In a televised speech Thursday at the White House, Obama said it's "up to Republicans in the House to decide whether reform becomes a reality or not ... It doesn't get easier to just put it off. Let's do it now. Let's not delay. Let's get this done, and let's do it in a bipartisan fashion." He rattled off the broad coalition behind comprehensive reform, which includes business, labor, evangelicals, Democrats "and many Republicans."
Speaker John Boehner (R-OH) didn't respond to Obama's remarks. He has deferred to Judiciary Chairman Bob Goodlatte (R-VA), who questioned the president's sincerity and repeatedly compared the Senate-passed bill to Obamacare -- the ultimate conservative insult.
"I hope President Obama meant what he said today about listening to new and different ideas presented by House Republicans to improve our immigration system because House Republicans and the American public have rejected the Senate approach," Goodlatte said. "Our immigration system is in desperate need of reform and I remain committed to working on this critical issue. But we don't need another massive, Obamacare-like bill that is full of surprises and dysfunction after it becomes law. ... The President should work with Congress, including House Republicans, to achieve immigration reform and not against us."
That's the public GOP stance, but it masks a far more grim reality. "After Obama poisoned the well in the fiscal showdown and [House Minority Leader Nancy] Pelosi now is actively trying to use immigration as a political weapon, the chances for substantive reforms, unfortunately, seem all but gone," a pro-immigration conservative GOP operative anonymously told Politico.
Boehner is torn between protecting his GOP members against potential conservative primary challengers, on one hand, and preserving his party's viability with the general electorate in the medium-term. The two imperatives are contradictory because the Republican base opposes leniency for people living in the country illegally. Making matters worse, the Speaker would be hard-pressed to force his members to take a difficult vote ahead of the upcoming Jan. 15 government funding deadline and Feb. 7 debt limit deadline.
Boehner's deputy chief of staff, David Schnittger, reaffirmed that a comprehensive bill won't fly in the House. "[D]oes nearly everyone support doing it the way the Senate did it? A single massive bill few understand? Not even close," he told TPM on Twitter, instead vouching for a "step-by-step approach Americans favor and is necessary to pass the House."
Even Sen. Marco Rubio (R-FL), who made a big political gamble by supporting reform, now says the prospects are bleak after the heated debate that led to a government shutdown and near-breach of the debt ceiling. "Absolutely, the president has undermined these efforts," he said last Sunday on Fox News. "I certainly think that immigration reform is a lot harder to achieve today and it was just three weeks ago because of what's happened here."
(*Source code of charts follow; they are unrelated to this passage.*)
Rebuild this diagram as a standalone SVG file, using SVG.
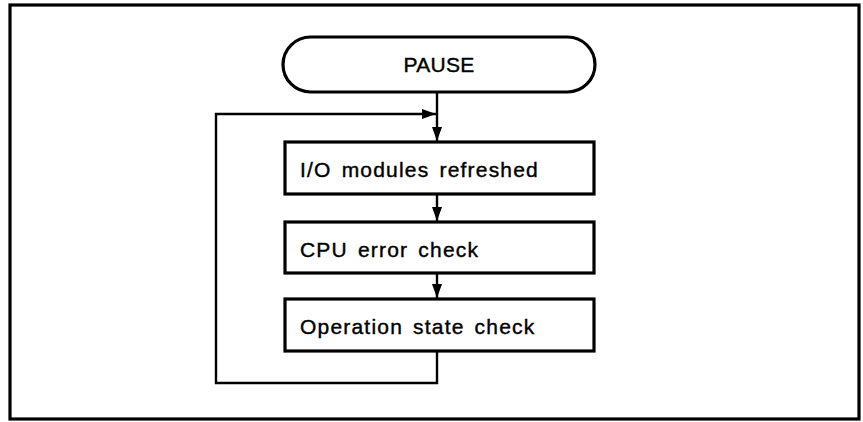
<svg xmlns="http://www.w3.org/2000/svg" width="863" height="422" viewBox="0 0 863 422">
  <defs>
    <marker id="arrow" viewBox="0 0 14 10" refX="14" refY="5" markerWidth="14" markerHeight="10" markerUnits="userSpaceOnUse" orient="auto">
      <path d="M0,0 L14,5 L0,10 Z" fill="#000"/>
    </marker>
    <style>
      .frame { fill: #fff; stroke: #000; stroke-width: 3.2; }
      .box { fill: #fff; stroke: #000; stroke-width: 3.2; }
      .line { fill: none; stroke: #000; stroke-width: 2.4; }
      .label { font-family: "Liberation Sans", Arial, sans-serif; font-size: 21px; fill: #000; stroke: #000; stroke-width: 0.4; letter-spacing: 1.2px; word-spacing: 3px; }
      .title { font-family: "Liberation Sans", Arial, sans-serif; font-size: 21px; fill: #000; stroke: #000; stroke-width: 0.4; letter-spacing: 0.3px; }
    </style>
  </defs>

  <rect width="863" height="422" fill="#fff"/>
  <rect class="frame" x="10" y="5" width="849" height="414"/>

  <!-- Connectors -->
  <g id="connectors">
    <line class="line" x1="437" y1="92" x2="437" y2="141" marker-end="url(#arrow)"/>
    <line class="line" x1="437" y1="194" x2="437" y2="221" marker-end="url(#arrow)"/>
    <line class="line" x1="437" y1="273" x2="437" y2="298" marker-end="url(#arrow)"/>
    <polyline class="line" points="437,351 437,383 216,383 216,114 436,114" marker-end="url(#arrow)"/>
  </g>

  <!-- Start terminator -->
  <g id="pause">
    <rect class="box" x="283" y="37" width="312" height="55" rx="27.5" ry="27.5"/>
    <text class="title" x="439" y="72" text-anchor="middle">PAUSE</text>
  </g>

  <g id="io-refresh">
    <rect class="box" x="285" y="142" width="309" height="52"/>
    <text class="label" x="300" y="177">I/O modules refreshed</text>
  </g>

  <g id="cpu-check">
    <rect class="box" x="285" y="222" width="309" height="51"/>
    <text class="label" x="300" y="257">CPU error check</text>
  </g>

  <g id="state-check">
    <rect class="box" x="285" y="299" width="309" height="52"/>
    <text class="label" x="300" y="334">Operation state check</text>
  </g>
</svg>
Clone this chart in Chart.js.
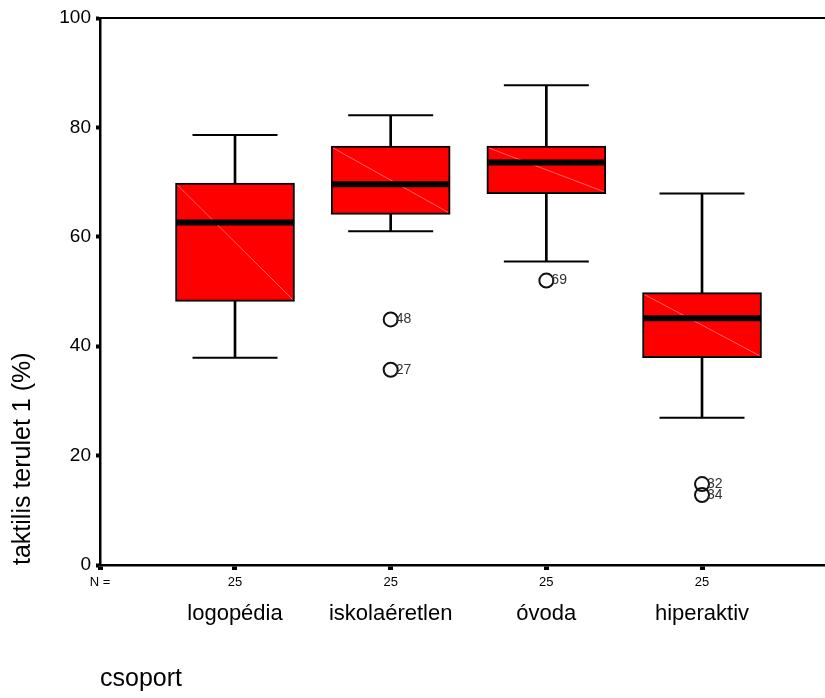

Rubio sympathized with Rep. Raul Labrador (R-ID), who argued last week it'd be "crazy" for Republicans to negotiate with Obama on immigration because he simply wants to use the issue to "destroy" the party. "You're going to pass a legalization law and some enforcement," Rubio posited. "What's not to say that this White House won't come back and cancel the enforcement aspects of it? And that's what he means by lack of trust, and quite frankly, it's difficult to find a good answer to that. I think they make a very legitimate point."
Advocates are eager to complete reform this year because House Republicans will be less likely to compromise when primary elections begin early in 2014. "It's too early to start thinking about 2014," said Lynn Tramonte, the deputy director of America's Voice. "We're very focused on 2013 and I don't think that's naive. I think that's exactly where we need to be."
The narrow path to success requires the House to pass piecemeal immigration bills addressing border security, legal immigration and a legalization component for people living in the U.S. illegally -- and then go to conference with the Senate. One key obstacle, among others, is that conservatives against any form of "amnesty" are demanding GOP leaders slam the door shut on conference, fearing that they'll be marginalized in negotiations.
If Republicans end up killing reform, it's in their political interest to do so as slowly and quietly as possible, establishing a rationale for refusing to advance the issue ahead of time so they're prepared for the fallout. The time of death won't be known; the patient will be left alone on life support for months until the inevitable -- and unsurprising -- flat-line.
"Time is running out," said Reyna Montoya, the Arizona organizer of United We Dream.